Data lines:
|---|

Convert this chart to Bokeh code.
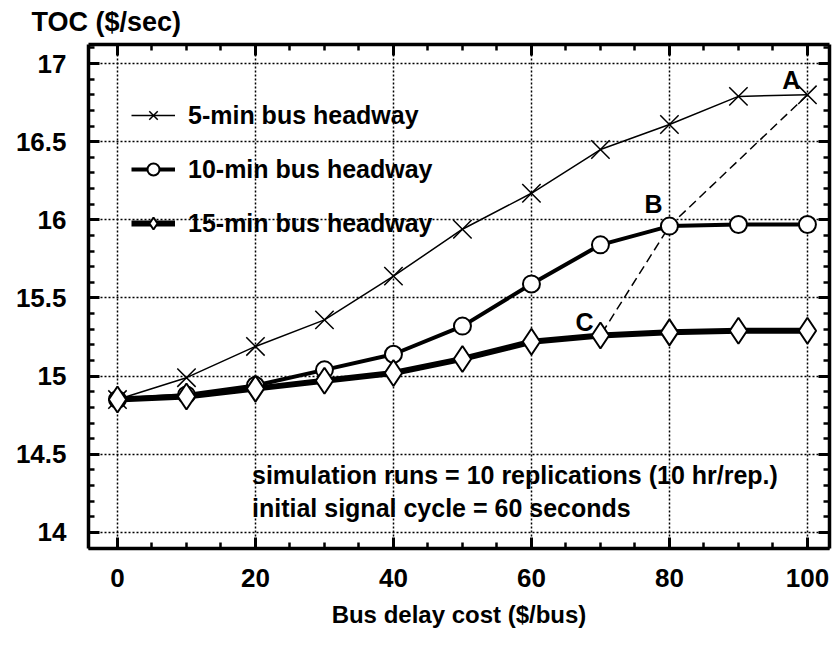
from bokeh.plotting import figure
from bokeh.models import (LinearAxis, SingleIntervalTicker, Range1d, Label, Legend,
                          LegendItem, NumeralTickFormatter, ColumnDataSource)
from bokeh.core.properties import value
from bokeh.embed import file_html
from bokeh.resources import INLINE

# ---------------- data ----------------
bus_delay_cost = [0, 10, 20, 30, 40, 50, 60, 70, 80, 90, 100]
toc_5min = [14.85, 14.99, 15.19, 15.36, 15.64, 15.94, 16.17, 16.45, 16.61, 16.79, 16.80]
toc_10min = [14.85, 14.88, 14.94, 15.04, 15.14, 15.32, 15.59, 15.84, 15.96, 15.97, 15.97]
toc_15min = [14.85, 14.87, 14.92, 14.97, 15.02, 15.11, 15.22, 15.26, 15.28, 15.29, 15.29]
series_names = ["5-min bus headway", "10-min bus headway", "15-min bus headway"]
point_labels = ["A", "B", "C"]
# optimal points: A on 5-min (cost 100), B on 10-min (cost 80), C on 15-min (cost 70)
path_x = [bus_delay_cost[10], bus_delay_cost[8], bus_delay_cost[7]]
path_y = [toc_5min[10], toc_10min[8], toc_15min[7]]
notes = ["simulation runs = 10 replications (10 hr/rep.)",
         "initial signal cycle = 60 seconds"]
x_title = "Bus delay cost ($/bus)"
y_title = "TOC ($/sec)"

# ---------------- style ----------------
FONT = "Liberation Sans"
label_dy = [-15, -22, -13]   # screen offsets of the A/B/C letters

p = figure(width=832, height=650, output_backend="svg", toolbar_location=None,
           x_range=Range1d(-4.2, 103.2), y_range=Range1d(13.897, 17.122),
           min_border_left=88, min_border_right=3, min_border_top=44, min_border_bottom=102)
p.outline_line_color = None
p.background_fill_color = "white"
p.border_fill_color = "white"

xt = SingleIntervalTicker(interval=20, num_minor_ticks=4)
yt = SingleIntervalTicker(interval=0.5, num_minor_ticks=5)

p.add_layout(LinearAxis(), "above")
p.add_layout(LinearAxis(), "right")

for ax in p.xaxis:
    ax.ticker = xt
for ax in p.yaxis:
    ax.ticker = yt
    ax.formatter = NumeralTickFormatter(format="0.[0]")

for ax in list(p.xaxis) + list(p.yaxis):
    ax.axis_line_width = 3.5
    ax.axis_line_color = "black"
    ax.major_tick_in = 11
    ax.major_tick_out = 0
    ax.major_tick_line_width = 3
    ax.major_tick_line_color = "black"
    ax.minor_tick_in = 6
    ax.minor_tick_out = 0
    ax.minor_tick_line_width = 2.5
    ax.minor_tick_line_color = "black"
    ax.major_label_text_font = FONT
    ax.major_label_text_font_style = "bold"
    ax.major_label_text_font_size = "26px"
    ax.major_label_text_color = "black"

for ax in (p.above[0], p.right[0]):
    ax.major_label_text_font_size = "1px"
    ax.major_label_text_color = None
    ax.major_label_standoff = 0

p.below[0].major_label_standoff = 20
p.below[0].axis_label = x_title
p.below[0].axis_label_text_font = FONT
p.below[0].axis_label_text_font_style = "bold"
p.below[0].axis_label_text_font_size = "24px"
p.below[0].axis_label_text_color = "black"
p.below[0].axis_label_standoff = 11
p.left[0].major_label_standoff = 22

p.xgrid.ticker = xt
p.ygrid.ticker = yt
for g in (p.xgrid[0], p.ygrid[0]):
    g.grid_line_color = "black"
    g.grid_line_width = 1.5
    g.grid_line_dash = "2 2"

# title (y-axis caption at the top left)
p.title.text = y_title
p.title.align = "left"
p.title.vertical_align = "top"
p.title.offset = -57
p.title.text_font = FONT
p.title.text_font_style = "bold"
p.title.text_font_size = "27px"
p.title.text_color = "black"
p.title.standoff = 12

# dashed optimal path
p.line(path_x, path_y, line_dash="9 5", line_width=1.5, color="black")

r5l = p.line(bus_delay_cost, toc_5min, line_width=1.5, color="black")
r5m = p.scatter(bus_delay_cost, toc_5min, marker="x", size=26, line_width=1.5, color="black")
r10l = p.line(bus_delay_cost, toc_10min, line_width=4, color="black")
r10m = p.scatter(bus_delay_cost, toc_10min, marker="circle", size=17, line_width=2,
                 line_color="black", fill_color="white")
r15l = p.line(bus_delay_cost, toc_15min, line_width=6, color="black")
r15m = p.scatter(bus_delay_cost, toc_15min, marker="diamond", size=26,
                 line_width=2, line_color="black", fill_color="white")

lab_src = ColumnDataSource(dict(x=path_x, y=path_y, text=point_labels, dy=label_dy))
p.text(x="x", y="y", text="text", source=lab_src, text_align="right", text_baseline="middle",
       x_offset=-7, y_offset="dy", text_font=value(FONT), text_font_style="bold",
       text_font_size="25px", text_color="black")

for i, note in enumerate(notes):
    p.add_layout(Label(x=19.5, y=[14.365, 14.154][i], text=note, text_baseline="middle",
                       text_font=FONT, text_font_style="bold", text_font_size="25px",
                       text_color="black"))

legend = Legend(items=[LegendItem(label=series_names[0], renderers=[r5l, r5m]),
                       LegendItem(label=series_names[1], renderers=[r10l, r10m]),
                       LegendItem(label=series_names[2], renderers=[r15l, r15m])],
                location=(43, 310), padding=0, margin=0, spacing=24,
                glyph_width=44, glyph_height=30, label_height=30, label_standoff=13,
                label_text_font=FONT, label_text_font_style="bold",
                label_text_font_size="25px", label_text_color="black",
                background_fill_alpha=0, border_line_alpha=0)
p.add_layout(legend)

open("out.html", "w").write(file_html(p, INLINE))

|---|

Given problem:
Look at the listing and set down only the lines from its start through the line with "label_dy = [-15, -22, -13]", word for word and without pictures.

Reply to the task:
Convert this chart to Bokeh code.
from bokeh.plotting import figure
from bokeh.models import (LinearAxis, SingleIntervalTicker, Range1d, Label, Legend,
                          LegendItem, NumeralTickFormatter, ColumnDataSource)
from bokeh.core.properties import value
from bokeh.embed import file_html
from bokeh.resources import INLINE

# ---------------- data ----------------
bus_delay_cost = [0, 10, 20, 30, 40, 50, 60, 70, 80, 90, 100]
toc_5min = [14.85, 14.99, 15.19, 15.36, 15.64, 15.94, 16.17, 16.45, 16.61, 16.79, 16.80]
toc_10min = [14.85, 14.88, 14.94, 15.04, 15.14, 15.32, 15.59, 15.84, 15.96, 15.97, 15.97]
toc_15min = [14.85, 14.87, 14.92, 14.97, 15.02, 15.11, 15.22, 15.26, 15.28, 15.29, 15.29]
series_names = ["5-min bus headway", "10-min bus headway", "15-min bus headway"]
point_labels = ["A", "B", "C"]
# optimal points: A on 5-min (cost 100), B on 10-min (cost 80), C on 15-min (cost 70)
path_x = [bus_delay_cost[10], bus_delay_cost[8], bus_delay_cost[7]]
path_y = [toc_5min[10], toc_10min[8], toc_15min[7]]
notes = ["simulation runs = 10 replications (10 hr/rep.)",
         "initial signal cycle = 60 seconds"]
x_title = "Bus delay cost ($/bus)"
y_title = "TOC ($/sec)"

# ---------------- style ----------------
FONT = "Liberation Sans"
label_dy = [-15, -22, -13]   # screen offsets of the A/B/C letters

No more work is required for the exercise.